_PROBLEM:_
Exclude images, then output the remaining data verbatim.

_DATASET EXCERPT:_
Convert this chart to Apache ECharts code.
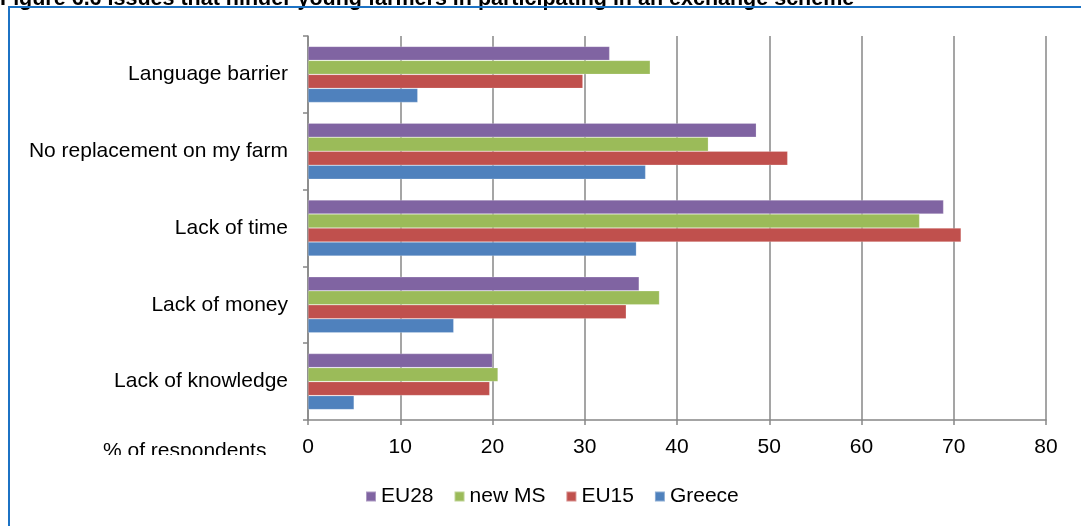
<!DOCTYPE html>
<html>
<head>
<meta charset="utf-8">
<script src="https://cdn.jsdelivr.net/npm/echarts@6/dist/echarts.min.js"></script>
<style>
  html, body { margin: 0; padding: 0; background: #fff; }
  #chart { width: 1081px; height: 526px; }
</style>
</head>
<body>
<div id="chart"></div>
<script>
// Issues named by young farmers, bottom-to-top order on the category axis
const categories = ['Lack of knowledge', 'Lack of money', 'Lack of time', 'No replacement on my farm', 'Language barrier'];

// % of respondents per group
const greece = [5.0, 15.8, 35.6, 36.6, 11.9];
const eu15   = [19.7, 34.5, 70.8, 52.0, 29.8];
const newMS  = [20.6, 38.1, 66.3, 43.4, 37.1];
const eu28   = [20.0, 35.9, 68.9, 48.6, 32.7];

const xTicks = [0, 10, 20, 30, 40, 50, 60, 70, 80];

const FONT = '"Liberation Sans", Arial, sans-serif';
const GRID_GRAY = '#878787';

const chart = echarts.init(document.getElementById('chart'), null, { renderer: 'canvas' });

function barSeries(name, data, color) {
  return {
    name: name,
    type: 'bar',
    data: data,
    barGap: '0%',
    barCategoryGap: '27%',
    itemStyle: { color: color, borderColor: 'rgba(255,255,255,0.35)', borderWidth: 0.6 },
    animation: false
  };
}

chart.setOption({
  animation: false,
  backgroundColor: '#ffffff',
  grid: { left: 308, right: 35, top: 36, bottom: 106, containLabel: false },
  xAxis: {
    type: 'value',
    min: xTicks[0],
    max: xTicks[xTicks.length - 1],
    interval: 10,
    axisLine: { show: true, lineStyle: { color: GRID_GRAY, width: 1.5 } },
    axisTick: { show: true, length: 5, lineStyle: { color: GRID_GRAY, width: 1.5 } },
    splitLine: { show: true, lineStyle: { color: GRID_GRAY, width: 1.5 } },
    axisLabel: { color: '#000', fontFamily: FONT, fontSize: 21, margin: 17 }
  },
  yAxis: {
    type: 'category',
    data: categories,
    axisLine: { show: true, lineStyle: { color: GRID_GRAY, width: 1.5 } },
    axisTick: { show: true, length: 5, lineStyle: { color: GRID_GRAY, width: 1.5 } },
    axisLabel: { color: '#000', fontFamily: FONT, fontSize: 21, margin: 20 }
  },
  legend: {
    data: ['EU28', 'new MS', 'EU15', 'Greece'],
    left: 360,
    top: 481,
    itemWidth: 10,
    itemHeight: 10,
    itemGap: 20,
    icon: 'rect',
    textStyle: { color: '#000', fontFamily: FONT, fontSize: 21 }
  },
  // series listed top-to-bottom within each category
  series: [
    barSeries('EU28', eu28, '#8064A2'),
    barSeries('new MS', newMS, '#9BBB59'),
    barSeries('EU15', eu15, '#C0504D'),
    barSeries('Greece', greece, '#4F81BD')
  ],
  graphic: [
    {
      type: 'text',
      left: 0,
      top: -12,
      style: {
        text: 'Figure 6.6 Issues that hinder young farmers in participating in an exchange scheme',
        fill: '#000',
        font: 'bold 21.5px ' + FONT
      }
    },
    {
      type: 'rect',
      shape: { x: 9, y: 7, width: 1200, height: 700 },
      style: { fill: 'none', stroke: '#1C72C4', lineWidth: 2 },
      silent: true
    },
    {
      type: 'text',
      left: 103,
      top: 441,
      z: 10,
      style: {
        text: '% of respondents',
        fill: '#000',
        font: '21px ' + FONT
      }
    },
    {
      type: 'rect',
      z: 100,
      shape: { x: 95, y: 455, width: 190, height: 16 },
      style: { fill: '#ffffff' },
      silent: true
    }
  ]
});
</script>
</body>
</html>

_EXPECTED ANSWER:_
Convert this chart to Apache ECharts code.
<!DOCTYPE html>
<html>
<head>
<meta charset="utf-8">
<script src="https://cdn.jsdelivr.net/npm/echarts@6/dist/echarts.min.js"></script>
<style>
  html, body { margin: 0; padding: 0; background: #fff; }
  #chart { width: 1081px; height: 526px; }
</style>
</head>
<body>
<div id="chart"></div>
<script>
// Issues named by young farmers, bottom-to-top order on the category axis
const categories = ['Lack of knowledge', 'Lack of money', 'Lack of time', 'No replacement on my farm', 'Language barrier'];

// % of respondents per group
const greece = [5.0, 15.8, 35.6, 36.6, 11.9];
const eu15   = [19.7, 34.5, 70.8, 52.0, 29.8];
const newMS  = [20.6, 38.1, 66.3, 43.4, 37.1];
const eu28   = [20.0, 35.9, 68.9, 48.6, 32.7];

const xTicks = [0, 10, 20, 30, 40, 50, 60, 70, 80];

const FONT = '"Liberation Sans", Arial, sans-serif';
const GRID_GRAY = '#878787';

const chart = echarts.init(document.getElementById('chart'), null, { renderer: 'canvas' });

function barSeries(name, data, color) {
  return {
    name: name,
    type: 'bar',
    data: data,
    barGap: '0%',
    barCategoryGap: '27%',
    itemStyle: { color: color, borderColor: 'rgba(255,255,255,0.35)', borderWidth: 0.6 },
    animation: false
  };
}

chart.setOption({
  animation: false,
  backgroundColor: '#ffffff',
  grid: { left: 308, right: 35, top: 36, bottom: 106, containLabel: false },
  xAxis: {
    type: 'value',
    min: xTicks[0],
    max: xTicks[xTicks.length - 1],
    interval: 10,
    axisLine: { show: true, lineStyle: { color: GRID_GRAY, width: 1.5 } },
    axisTick: { show: true, length: 5, lineStyle: { color: GRID_GRAY, width: 1.5 } },
    splitLine: { show: true, lineStyle: { color: GRID_GRAY, width: 1.5 } },
    axisLabel: { color: '#000', fontFamily: FONT, fontSize: 21, margin: 17 }
  },
  yAxis: {
    type: 'category',
    data: categories,
    axisLine: { show: true, lineStyle: { color: GRID_GRAY, width: 1.5 } },
    axisTick: { show: true, length: 5, lineStyle: { color: GRID_GRAY, width: 1.5 } },
    axisLabel: { color: '#000', fontFamily: FONT, fontSize: 21, margin: 20 }
  },
  legend: {
    data: ['EU28', 'new MS', 'EU15', 'Greece'],
    left: 360,
    top: 481,
    itemWidth: 10,
    itemHeight: 10,
    itemGap: 20,
    icon: 'rect',
    textStyle: { color: '#000', fontFamily: FONT, fontSize: 21 }
  },
  // series listed top-to-bottom within each category
  series: [
    barSeries('EU28', eu28, '#8064A2'),
    barSeries('new MS', newMS, '#9BBB59'),
    barSeries('EU15', eu15, '#C0504D'),
    barSeries('Greece', greece, '#4F81BD')
  ],
  graphic: [
    {
      type: 'text',
      left: 0,
      top: -12,
      style: {
        text: 'Figure 6.6 Issues that hinder young farmers in participating in an exchange scheme',
        fill: '#000',
        font: 'bold 21.5px ' + FONT
      }
    },
    {
      type: 'rect',
      shape: { x: 9, y: 7, width: 1200, height: 700 },
      style: { fill: 'none', stroke: '#1C72C4', lineWidth: 2 },
      silent: true
    },
    {
      type: 'text',
      left: 103,
      top: 441,
      z: 10,
      style: {
        text: '% of respondents',
        fill: '#000',
        font: '21px ' + FONT
      }
    },
    {
      type: 'rect',
      z: 100,
      shape: { x: 95, y: 455, width: 190, height: 16 },
      style: { fill: '#ffffff' },
      silent: true
    }
  ]
});
</script>
</body>
</html>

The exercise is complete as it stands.